News

RIC launches natural disaster loan for NQ flood victims

Jon Condon, June 12, 2019

FEDERAL Government-backed specialist finance provider, the Regional Investment Corporation, is this week launching a new loan product specifically for livestock producers struggling to recover for north-west Queensland’s February flood event.

The specialised AgRebuild loan will join a suite of farm investment and drought finance products already in place through RIC, and other specialised agri start-up loan products to be developed over the next 12 months.

The new flood recovery loan product will be officially launched in North Queensland at Cloncurry Show today, and the Richmond Field days on 14 and 15 June.

RIC was launched by the Federal Government last year, to deliver commonwealth farm business concessional loans and the National Water Infrastructure Loan Facility. Loan programs are designed to encourage growth, investment and resilience in Australia’s regional communities.

For farmers, the RIC’s main objective is to provide low-interest rate loans to eligible farm businesses, for purposes such as drought/flood recovery and preparedness. It also administers a separate $2 billion fund accessible by state and territory governments to help fund water infrastructure projects.

The AgRebuild loan product being launched this week, while specific to the Queensland flood event, will also become a template for other natural disaster farm sector recovery finance projects to be offered through RIC.

RIC CEO Bruce King

Chief executive officer Bruce King* said RIC was not about competing wholescale with traditional rural lenders, and was not looking to take-on their top rural clients.

“What RIC is trying to do is limit the risk for some clients that have had some tough times and try to get them back on their feet, after setbacks like drought and floods,” Mr King said.

“It’s about making sure that they have ongoing, viable businesses, because stronger farmers mean stronger regional communities. That’s really important in the current landscape where we’ve seen some of our smaller regional communities really suffer because of drought and flood,” he said.

The AgRebuild loan product offers a maximum loan size of $5 million over ten years, with the first two years interest-free, followed by three years interest-only. The final five years are principal and interest repayments, and after the ten-year term is completed, the borrower can refinance any remaining balance with a commercial lender.

“It’s about providing a pressure valve after natural disaster events like this – allowing producers to go out and restock, and give themselves a couple of years grace,” Mr King said.

He stressed the product was a loan – not a grant – and was not ‘free money’.

“But producers in these regional communities are proud people who don’t necessary want grants, they want to stand on their own two feet,” Mr King said.

The loans could be used for infrastructure, stock purchase or re-financing, and working with QRIDA and other state and federal departments, could be used as co-contributions to the QRIDA disaster recovery grants of up to $400,000 that are available.

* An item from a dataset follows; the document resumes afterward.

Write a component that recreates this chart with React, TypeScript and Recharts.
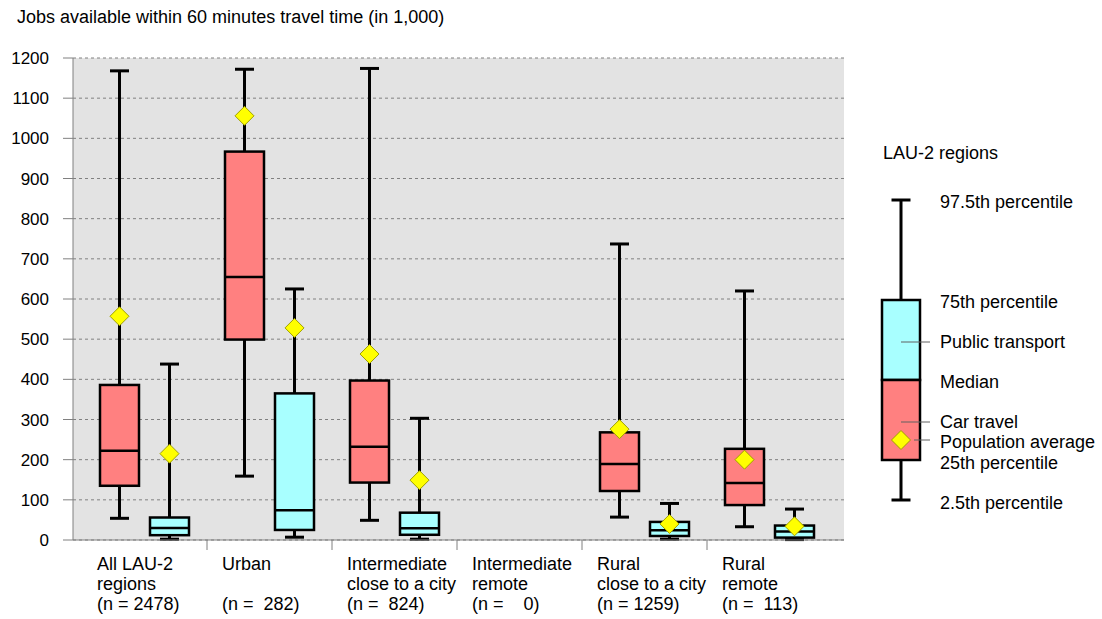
import React from 'react';
import { ComposedChart, Bar, XAxis, YAxis, CartesianGrid } from 'recharts';

// ---------- data ----------
const catLine1 = ['All LAU-2', 'Urban', 'Intermediate', 'Intermediate', 'Rural', 'Rural'];
const catLine2 = ['regions', '', 'close to a city', 'remote', 'close to a city', 'remote'];
const counts = ['(n = 2478)', '(n =  282)', '(n =  824)', '(n =    0)', '(n = 1259)', '(n =  113)'];

// [2.5th, 25th, median, 75th, 97.5th, population average]
const carStats: (number[] | null)[] = [
  [54, 135, 222, 386, 1168, 557],
  [159, 499, 655, 967, 1172, 1056],
  [49, 143, 232, 397, 1174, 463],
  null,
  [57, 122, 189, 268, 737, 276],
  [33, 87, 142, 227, 620, 200],
];
const ptStats: (number[] | null)[] = [
  [2, 12, 30, 56, 438, 215],
  [7, 25, 74, 365, 625, 528],
  [2, 13, 29, 68, 303, 149],
  null,
  [2, 10, 24, 45, 91, 40],
  [1, 6, 21, 36, 77, 34],
];
const yTicks = [0, 100, 200, 300, 400, 500, 600, 700, 800, 900, 1000, 1100, 1200];

const data = catLine1.map((c, i) => ({
  name: `${c} ${catLine2[i]}`.trim(),
  car: carStats[i],
  pt: ptStats[i],
}));

const FONT = 'Arial, "Liberation Sans", sans-serif';
const FS = 18;
const CAR = '#FF8080';
const PT = '#A8FFFF';
const GRID = '#808080';

const Diamond = ({ cx, cy, r }: { cx: number; cy: number; r: number }) => (
  <polygon
    points={`${cx},${cy - r} ${cx + r},${cy} ${cx},${cy + r} ${cx - r},${cy}`}
    fill="#FFFF00"
    stroke="#A0A000"
    strokeWidth={1}
  />
);

const makeBoxShape = (key: 'car' | 'pt', fill: string) => (props: any) => {
  const { x, y, width, height, payload } = props;
  const s = payload && payload[key];
  if (!s || !isFinite(y) || !isFinite(height)) return <g />;
  const [lo, q1, med, q3, hi, mean] = s;
  const top = Math.min(y, y + height);
  const h = Math.abs(height);
  const k = h / (hi - lo);
  const Y = (v: number) => top + (hi - v) * k;
  const cx = x + width / 2;
  const cap = 9.5;
  return (
    <g>
      <line x1={cx} x2={cx} y1={Y(hi)} y2={Y(lo)} stroke="#000" strokeWidth={3} />
      <line x1={cx - cap} x2={cx + cap} y1={Y(hi)} y2={Y(hi)} stroke="#000" strokeWidth={3} />
      <line x1={cx - cap} x2={cx + cap} y1={Y(lo)} y2={Y(lo)} stroke="#000" strokeWidth={3} />
      <rect x={x} y={Y(q3)} width={width} height={Y(q1) - Y(q3)} fill={fill} stroke="#000" strokeWidth={2.5} />
      <line x1={x} x2={x + width} y1={Y(med)} y2={Y(med)} stroke="#000" strokeWidth={2.5} />
      <Diamond cx={cx} cy={Y(mean)} r={9.5} />
    </g>
  );
};

const CatTick = (props: any) => {
  const { x, y, payload, index } = props;
  const half = payload && typeof payload.offset === 'number' && payload.offset > 0 ? payload.offset : 62.5;
  const left = x - half;
  const lines = [catLine1[index], catLine2[index], counts[index]];
  return (
    <g>
      {index > 0 && <line x1={left} x2={left} y1={y} y2={y + 10} stroke={GRID} strokeWidth={1} />}
      {lines.map((t, j) =>
        t ? (
          <text key={j} x={left + 15} y={y + 30 + j * 20} fontSize={FS} fontFamily={FONT} fill="#000" style={{ whiteSpace: 'pre' }}>
            {t}
          </text>
        ) : null
      )}
    </g>
  );
};

const legendLabels: [string, number][] = [
  ['97.5th percentile', 208],
  ['75th percentile', 308],
  ['Public transport', 348],
  ['Median', 388],
  ['Car travel', 428],
  ['Population average', 448],
  ['25th percentile', 469],
  ['2.5th percentile', 509],
];

const Overlay = () => (
  <svg width={1102} height={619} style={{ position: 'absolute', left: 0, top: 0, pointerEvents: 'none' }}>
    <text x={17} y={23} fontSize={FS} fontFamily={FONT} fill="#000">
      Jobs available within 60 minutes travel time (in 1,000)
    </text>
    <text x={883} y={159} fontSize={FS} fontFamily={FONT} fill="#000">LAU-2 regions</text>
    <line x1={901} x2={901} y1={200} y2={500} stroke="#000" strokeWidth={3} />
    <line x1={891.5} x2={910.5} y1={200} y2={200} stroke="#000" strokeWidth={3} />
    <line x1={891.5} x2={910.5} y1={500} y2={500} stroke="#000" strokeWidth={3} />
    <rect x={882} y={300} width={38} height={80} fill={PT} stroke="#000" strokeWidth={2.5} />
    <rect x={882} y={380} width={38} height={80} fill={CAR} stroke="#000" strokeWidth={2.5} />
    <line x1={901} x2={930} y1={342} y2={342} stroke="#606060" strokeWidth={1} />
    <line x1={901} x2={930} y1={422} y2={422} stroke="#606060" strokeWidth={1} />
    <line x1={914} x2={930} y1={440} y2={440} stroke="#606060" strokeWidth={1} />
    <Diamond cx={901} cy={440} r={9.5} />
    {legendLabels.map(([t, yy]) => (
      <text key={t} x={940} y={yy} fontSize={FS} fontFamily={FONT} fill="#000">{t}</text>
    ))}
  </svg>
);

export default function App() {
  return (
    <div style={{ position: 'absolute', left: 0, top: 0, width: 1102, height: 619, background: '#fff' }}>
      <ComposedChart
        width={1102}
        height={619}
        data={data}
        margin={{ top: 58, right: 258, bottom: 0, left: 0 }}
        barSize={39}
        barGap={11}
      >
        <CartesianGrid horizontal vertical={false} stroke={GRID} strokeDasharray="3 3" fill="#E3E3E3" fillOpacity={1} />
        <XAxis
          dataKey="name"
          type="category"
          height={79}
          padding={{ left: 9, right: 12 }}
          interval={0}
          tick={<CatTick />}
          tickLine={false}
          tickSize={0}
          tickMargin={0}
          axisLine={{ stroke: GRID }}
        />
        <XAxis xAxisId="top" dataKey="name" orientation="top" height={0} tick={false} tickLine={false} axisLine={{ stroke: GRID }} />
        <YAxis
          type="number"
          domain={[0, 1200]}
          ticks={yTicks}
          interval={0}
          width={73}
          tickSize={10}
          tickMargin={14}
          tickLine={{ stroke: GRID }}
          axisLine={{ stroke: GRID }}
          tick={{ fontSize: 17, fontFamily: FONT, fill: '#000' }}
        />
        <YAxis yAxisId="right" orientation="right" domain={[0, 1200]} width={0} tick={false} tickLine={false} axisLine={{ stroke: GRID }} />
        <Bar
          dataKey={(d: any) => (d.car ? [d.car[0], d.car[4]] : null)}
          shape={makeBoxShape('car', CAR)}
          isAnimationActive={false}
        />
        <Bar
          dataKey={(d: any) => (d.pt ? [d.pt[0], d.pt[4]] : null)}
          shape={makeBoxShape('pt', PT)}
          isAnimationActive={false}
        />
      </ComposedChart>
      <Overlay />
    </div>
  );
}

“Some people might ask why RIC is engaged in this work, rather than one of the state-based agencies,” Mr King said.

“What we have tried to do here is set up a framework so that where there are circumstances – natural disasters relating to agriculture, whether they happen in North Queensland or in Victoria – where we are able to assist, and apply a really consistent framework across the board.”

There are two levels to the AgRebuild loan – the first for those who have suffered some hardship due to flood event impact; and second for those who have suffered ‘extreme’ hardship. For those in the second group, there is the ability to re-finance up to 100pc of existing commercial debt, up to $5 million in value.

“But alongside that, we really want producers to keep a relationship with their existing lenders,” Mr King said.

“RIC is not out to provide all the existing banking services. This new loan is an opportunity to producers to give themselves a little head-room during difficult times, but we would want – and hope – that customers maintain excellent relationships with their existing bankers, and see this as a way to help support and improve their viability in the short-term.”

The application process for the AgRebuild loan opens today, and will remain open to 30 June next year.

As part of the management of the project, RIC has appointed Craig Turner, well known in farm finance circles and former QRIDA employee, as RIC’s Queensland/NT/northern WA manager based in Brisbane. Mr Turner will help in the early stages as the new loan products are launched, in building awareness and providing guidance to prospective customers in what’s involved in an application.

Over time RIC will build a suite of loan products for other applications. Under its existing farm business loan program already in use, it has a drought recovery product and a farm investment loan, primarily designed around building preparedness for drought. Both can be used for re-finance, but RIC also anticipates that customers will use them to change the nature of their businesses to help improve their on-farm production patterns to diversify or steer the business in a better direction.

One of the Federal Government’s announcements prior to the recent election was the creation of an Agri-Starter loan, which RIC is developing a product for, for launch later in the year.

 

* RIC’s CEO Bruce King worked for Rabobank for almost 13 years, in Australia/NZ and the US, and prior to that with AA Co and Grainco in Toowoomba. He comes off a cattle property in Central Queensland.